Macdonald Megan, Oak Grove MO

Investigators

Abstract

The International Research Fellowship Program enables U.S. scientists and engineers to conduct nine to twenty-four months of research abroad. The program's awards provide opportunities for joint research, and the use of unique or complementary facilities, expertise and experimental conditions abroad. This award will support a twenty-four-month research fellowship by Dr. Megan E. MacDonald to work with Dr. Christophe Laux at Ecole Centrale Paris in Paris, France. Any spacecraft entering a planetary atmosphere requires thermal protection to prevent overheating and burn-up of the spacecraft upon entry. One method of protecting against such extreme heating environments is an ablative thermal protection system. As a method of transporting heat away from the spacecraft, this type of thermal protection is designed to pyrolyse. This results in a boundary layer between the heat shield and the atmospheric plasma which is rich with species from both the shield and the plasma.

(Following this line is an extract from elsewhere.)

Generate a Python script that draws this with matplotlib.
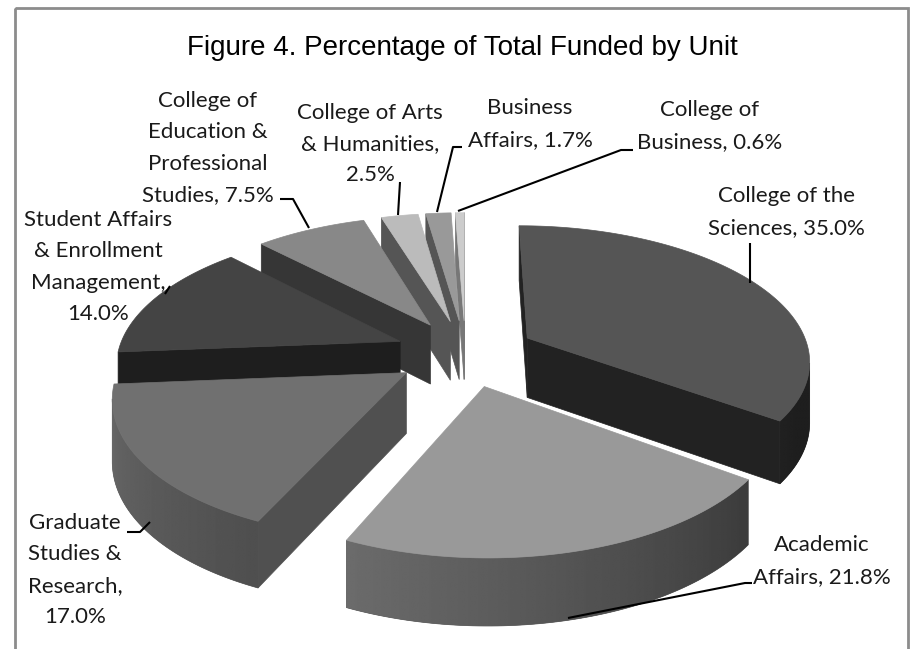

While it is known that this boundary layer mixture can play an important role in the radiative heating of the spacecraft by absorbing certain wavelengths radiated from the atmospheric plasma, few experimental efforts have been carried out to study the quantitative effects of these boundary layer species on radiative blocking. The current project studies both the composition of the boundary layer and the degree to which these ablator pyrolysis species absorb radiation. This is being carried out through spectroscopic studies of an air plasma/ablator system in a plasma torch laboratory. Concurrent modeling of the system with a plasma modeling code, SPECAIR, is being carried out to further validate this code. This project is of clear importance for reentry applications, where a direct result of the validation of the SPECAIR code will be its use as a predictive design tool for ablative heat shields. This will not only advance the state of-the-art in ablator capabilities in Europe (which will be essential to any future international planetary entry or sample-return missions) but also increase the state of the knowledge in the U.S., as Dr. MacDonald intends to return and join the U.S. research community at a national laboratory.